Why is this important? This view of a matrix as a description of vectors provides a window into some of the things that we try to accomplish in machine learning and data science. It's not hard to see that we can envision a matrix very plainly as a table of data, where a column represents an object and a row represents a particular attribute. This matrix is likely to be very large, so what we really want is a way to describe what's special about the matrix succinctly.

If we consider this question from the perspective of linear algebra, what we're really looking to do is find a simpler way to describe the space of vectors represented by this matrix. Equivalently, this means trying to come up with a smaller matrix that captures a lot of the same patterns as our original matrix of data.

The promise of linear algebra is that because these are all matrices, the functions or operators are all linear. Because linear algebra is pretty well understood, this means we can play around with the tools of linear algebra to come up with such an approximation instead of trying to invent all sorts of new math.

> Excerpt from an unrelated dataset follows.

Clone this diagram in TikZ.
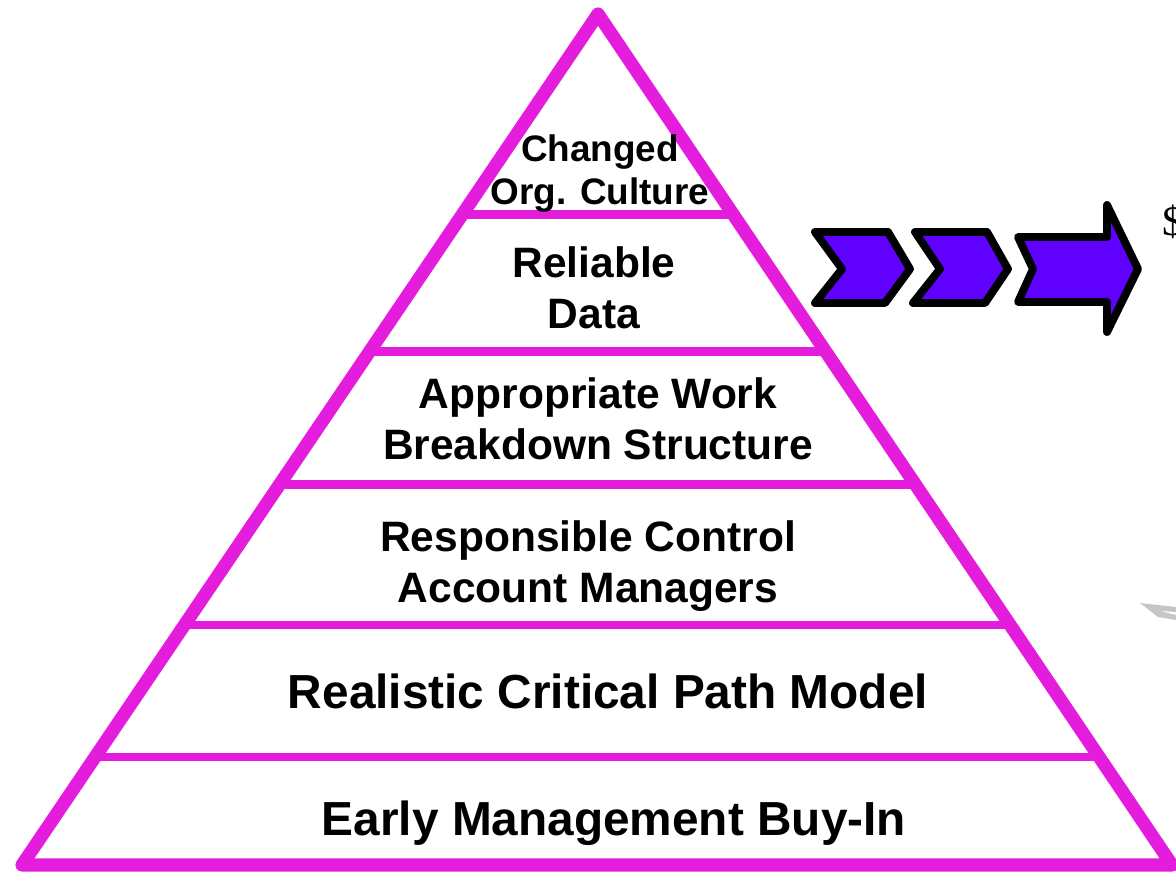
\documentclass[tikz,border=0pt]{standalone}
\usepackage{fontspec}
\setmainfont{Liberation Sans}
\newfontfamily\dollarfont{Liberation Serif}
\usepackage{tikz}
\usetikzlibrary{calc}
\definecolor{pyrpink}{RGB}{228,28,220}
\definecolor{chevfill}{RGB}{96,0,255}

\begin{document}
\begin{tikzpicture}[x=0.02cm,y=-0.02cm]
    \tikzstyle{pyr}=[draw=pyrpink,line width=7.5pt,line join=round,line cap=round]
    \tikzstyle{band}=[draw=pyrpink,line width=5pt]
    \tikzstyle{lbl}=[font=\bfseries\fontsize{24.2}{29}\selectfont,align=center,inner sep=0pt]
    \tikzstyle{biglbl}=[font=\bfseries\fontsize{27.2}{33}\selectfont,align=center,inner sep=0pt]
    \tikzstyle{chev}=[draw=black,fill=chevfill,line width=4.5pt,line join=round]
    \useasboundingbox (0,0) rectangle (1176,875);
    % pyramid corners
    \coordinate (apex) at (598,14);
    \coordinate (bl) at (22,865);
    \coordinate (br) at (1172,865);
    \draw[pyr] (apex) -- (bl) -- (br) -- cycle;
    % bands
    \foreach \t/\n in {0.236/a,0.397/b,0.553/c,0.718/d,0.873/e}{
        \coordinate (l\n) at ($(apex)!\t!(bl)$);
        \coordinate (r\n) at ($(apex)!\t!(br)$);
        \draw[band] (l\n) -- (r\n);
    }
    % labels
    \node[lbl,font=\bfseries\fontsize{21}{24.5}\selectfont] (culture) at (600,174) {Changed\\Org. Culture};
    \node[lbl] (data) at (594,288) {Reliable\\Data};
    \node[lbl] (wbs) at (598,419) {Appropriate Work\\Breakdown Structure};
    \node[lbl] (cam) at (588,566) {Responsible Control\\Account Managers};
    \node[biglbl] (cpm) at (608,691) {Realistic Critical Path Model};
    \node[biglbl] (buyin) at (614,823) {Early Management Buy-In};
    % chevrons
    \draw[chev] (815,232) -- (888,232) -- (910,269) -- (885,303) -- (815,303) -- (842,269) -- cycle;
    \draw[chev] (915,232) -- (987,232) -- (1008,269) -- (985,303) -- (913,303) -- (940,269) -- cycle;
    \draw[chev] (1018,237) -- (1107,237) -- (1107,205) -- (1138,269) -- (1107,332)
        -- (1107,302) -- (1018,302) -- (1033,269) -- cycle;
    \node[anchor=west,inner sep=0pt,font=\dollarfont\fontsize{24}{28}\selectfont] (dollar) at (1162,222) {\$};
    % clipart fragment
    \fill[gray!45] (1140,603) -- (1176,607) -- (1176,612) -- (1160,611) -- (1176,615) -- (1176,620) -- (1158,617) -- cycle;
\end{tikzpicture}
\end{document}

This fact is actually kind of amazing. After all, why should linear methods be sufficient for working with large data? Why is it that we don't have to stretch ourselves and go do something more complicated like use fancier polynomials? It's a good thing we don't, because it's much harder to work with more complicated mathematics, both for the people working on this stuff and in terms of the computational power required.

In this sense, we can think of $A$ as a function on vectors. Here, $A$ takes a vector $\mathbf x$ as input and produces another vector as output. Then we can think of $A$ as a description of a particular set of vectors. This is the perspective that machine learning tries to take: the learning in machine learning is about "learning" a function, or trying to come up with a good approximation of the original function.